Task brief: Include the line containing "ax.plot(xs, curva, color=verde_linea, linewidth=2.6, zorder=3)" and all lines before it, repeated exactly from the listing below, without pictures.

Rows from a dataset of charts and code
☆ ☆ ☆ ☆ ☆ ☆ ☆

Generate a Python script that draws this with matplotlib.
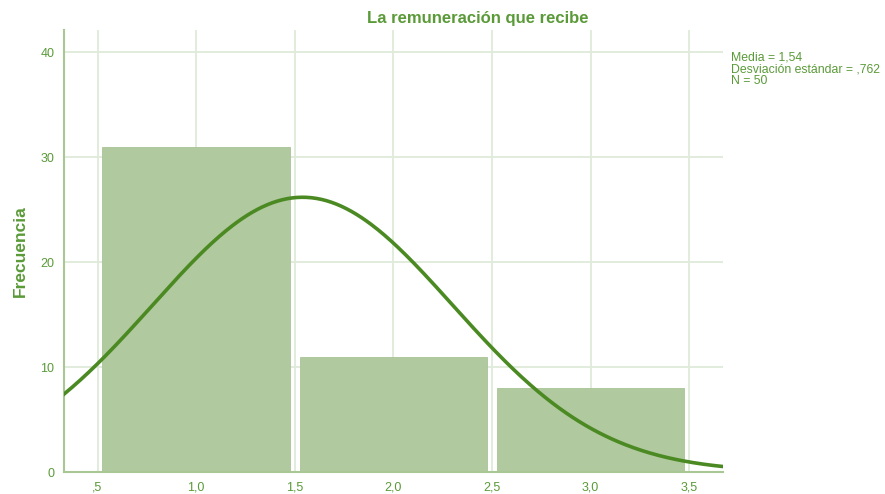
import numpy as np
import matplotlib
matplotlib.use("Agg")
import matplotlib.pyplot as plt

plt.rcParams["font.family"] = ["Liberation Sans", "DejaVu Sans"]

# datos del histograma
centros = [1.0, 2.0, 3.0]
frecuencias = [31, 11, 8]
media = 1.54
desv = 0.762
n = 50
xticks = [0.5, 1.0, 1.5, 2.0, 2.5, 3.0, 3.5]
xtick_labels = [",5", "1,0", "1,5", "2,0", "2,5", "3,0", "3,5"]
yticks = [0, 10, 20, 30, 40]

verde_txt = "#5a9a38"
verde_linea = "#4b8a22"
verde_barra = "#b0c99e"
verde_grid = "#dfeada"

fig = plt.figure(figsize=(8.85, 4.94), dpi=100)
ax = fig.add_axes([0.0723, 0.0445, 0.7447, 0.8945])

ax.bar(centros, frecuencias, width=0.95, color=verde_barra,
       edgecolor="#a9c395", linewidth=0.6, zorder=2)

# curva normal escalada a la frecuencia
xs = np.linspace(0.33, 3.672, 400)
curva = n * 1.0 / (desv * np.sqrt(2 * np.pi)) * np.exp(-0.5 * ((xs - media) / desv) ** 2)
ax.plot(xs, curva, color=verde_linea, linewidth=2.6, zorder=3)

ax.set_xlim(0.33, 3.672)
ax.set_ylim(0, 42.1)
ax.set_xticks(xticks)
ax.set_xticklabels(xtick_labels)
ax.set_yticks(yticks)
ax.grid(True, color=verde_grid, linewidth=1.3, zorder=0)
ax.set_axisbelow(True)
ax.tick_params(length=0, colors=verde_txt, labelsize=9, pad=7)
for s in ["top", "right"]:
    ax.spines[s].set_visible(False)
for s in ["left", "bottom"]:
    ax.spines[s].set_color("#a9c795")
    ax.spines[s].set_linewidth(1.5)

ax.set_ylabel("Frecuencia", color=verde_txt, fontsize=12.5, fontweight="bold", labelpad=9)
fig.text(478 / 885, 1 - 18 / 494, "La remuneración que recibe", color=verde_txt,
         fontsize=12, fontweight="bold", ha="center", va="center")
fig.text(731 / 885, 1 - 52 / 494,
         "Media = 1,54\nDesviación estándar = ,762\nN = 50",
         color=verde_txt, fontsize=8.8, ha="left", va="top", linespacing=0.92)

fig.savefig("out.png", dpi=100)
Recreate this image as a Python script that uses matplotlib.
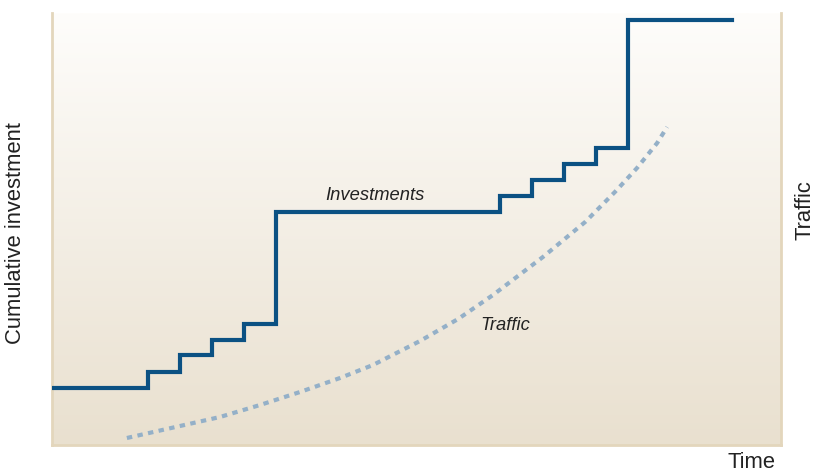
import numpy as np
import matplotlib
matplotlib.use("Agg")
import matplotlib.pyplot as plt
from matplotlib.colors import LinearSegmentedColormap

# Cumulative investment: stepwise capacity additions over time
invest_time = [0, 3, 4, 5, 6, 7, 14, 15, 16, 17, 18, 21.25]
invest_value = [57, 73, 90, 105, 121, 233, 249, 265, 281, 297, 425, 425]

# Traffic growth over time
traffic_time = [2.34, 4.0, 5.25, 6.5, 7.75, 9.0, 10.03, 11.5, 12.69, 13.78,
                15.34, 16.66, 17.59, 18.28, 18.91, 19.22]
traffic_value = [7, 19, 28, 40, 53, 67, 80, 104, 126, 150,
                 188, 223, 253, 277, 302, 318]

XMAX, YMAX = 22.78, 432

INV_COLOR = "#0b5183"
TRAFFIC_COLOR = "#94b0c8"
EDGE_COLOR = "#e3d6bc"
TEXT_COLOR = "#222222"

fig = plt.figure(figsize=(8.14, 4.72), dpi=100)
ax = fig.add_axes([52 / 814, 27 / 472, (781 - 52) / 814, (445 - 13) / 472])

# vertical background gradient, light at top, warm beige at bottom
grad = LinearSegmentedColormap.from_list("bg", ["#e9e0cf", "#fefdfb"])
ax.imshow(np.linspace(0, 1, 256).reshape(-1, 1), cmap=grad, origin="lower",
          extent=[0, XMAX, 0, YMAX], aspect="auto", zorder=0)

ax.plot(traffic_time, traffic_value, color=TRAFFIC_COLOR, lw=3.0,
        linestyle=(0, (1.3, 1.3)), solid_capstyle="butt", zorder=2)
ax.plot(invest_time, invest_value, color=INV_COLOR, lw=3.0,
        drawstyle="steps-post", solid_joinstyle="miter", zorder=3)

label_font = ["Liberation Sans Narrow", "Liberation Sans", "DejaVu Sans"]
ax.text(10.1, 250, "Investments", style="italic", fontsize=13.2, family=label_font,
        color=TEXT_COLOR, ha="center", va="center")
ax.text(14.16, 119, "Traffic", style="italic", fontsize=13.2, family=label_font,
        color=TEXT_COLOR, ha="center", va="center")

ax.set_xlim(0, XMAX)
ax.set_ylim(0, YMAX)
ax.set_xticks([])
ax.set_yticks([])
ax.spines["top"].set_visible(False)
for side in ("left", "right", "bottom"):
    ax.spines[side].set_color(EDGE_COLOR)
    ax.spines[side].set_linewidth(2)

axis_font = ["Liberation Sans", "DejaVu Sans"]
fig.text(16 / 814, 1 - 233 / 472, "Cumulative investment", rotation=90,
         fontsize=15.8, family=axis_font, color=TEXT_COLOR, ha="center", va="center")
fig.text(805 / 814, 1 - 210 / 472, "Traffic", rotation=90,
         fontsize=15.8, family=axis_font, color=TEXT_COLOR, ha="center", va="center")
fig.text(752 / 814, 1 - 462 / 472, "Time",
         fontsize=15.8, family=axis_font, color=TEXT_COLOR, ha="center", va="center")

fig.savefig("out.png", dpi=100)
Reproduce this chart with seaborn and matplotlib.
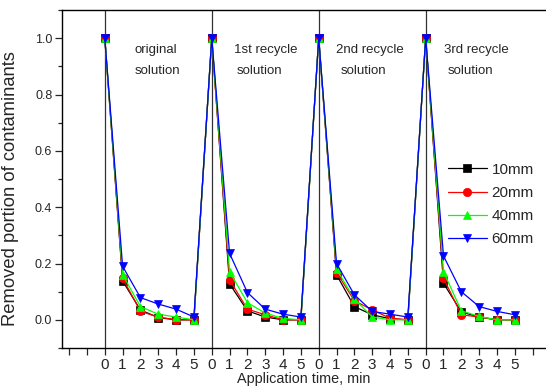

☆ ☆ ☆ ☆ ☆ ☆ ☆

Response to the task:
Generate a Python script that draws this with matplotlib.
import numpy as np
import matplotlib
matplotlib.use("Agg")
import matplotlib.pyplot as plt

plt.rcParams["font.family"] = ["Liberation Sans", "DejaVu Sans"]

# datos del histograma
centros = [1.0, 2.0, 3.0]
frecuencias = [31, 11, 8]
media = 1.54
desv = 0.762
n = 50
xticks = [0.5, 1.0, 1.5, 2.0, 2.5, 3.0, 3.5]
xtick_labels = [",5", "1,0", "1,5", "2,0", "2,5", "3,0", "3,5"]
yticks = [0, 10, 20, 30, 40]

verde_txt = "#5a9a38"
verde_linea = "#4b8a22"
verde_barra = "#b0c99e"
verde_grid = "#dfeada"

fig = plt.figure(figsize=(8.85, 4.94), dpi=100)
ax = fig.add_axes([0.0723, 0.0445, 0.7447, 0.8945])

ax.bar(centros, frecuencias, width=0.95, color=verde_barra,
       edgecolor="#a9c395", linewidth=0.6, zorder=2)

# curva normal escalada a la frecuencia
xs = np.linspace(0.33, 3.672, 400)
curva = n * 1.0 / (desv * np.sqrt(2 * np.pi)) * np.exp(-0.5 * ((xs - media) / desv) ** 2)
ax.plot(xs, curva, color=verde_linea, linewidth=2.6, zorder=3)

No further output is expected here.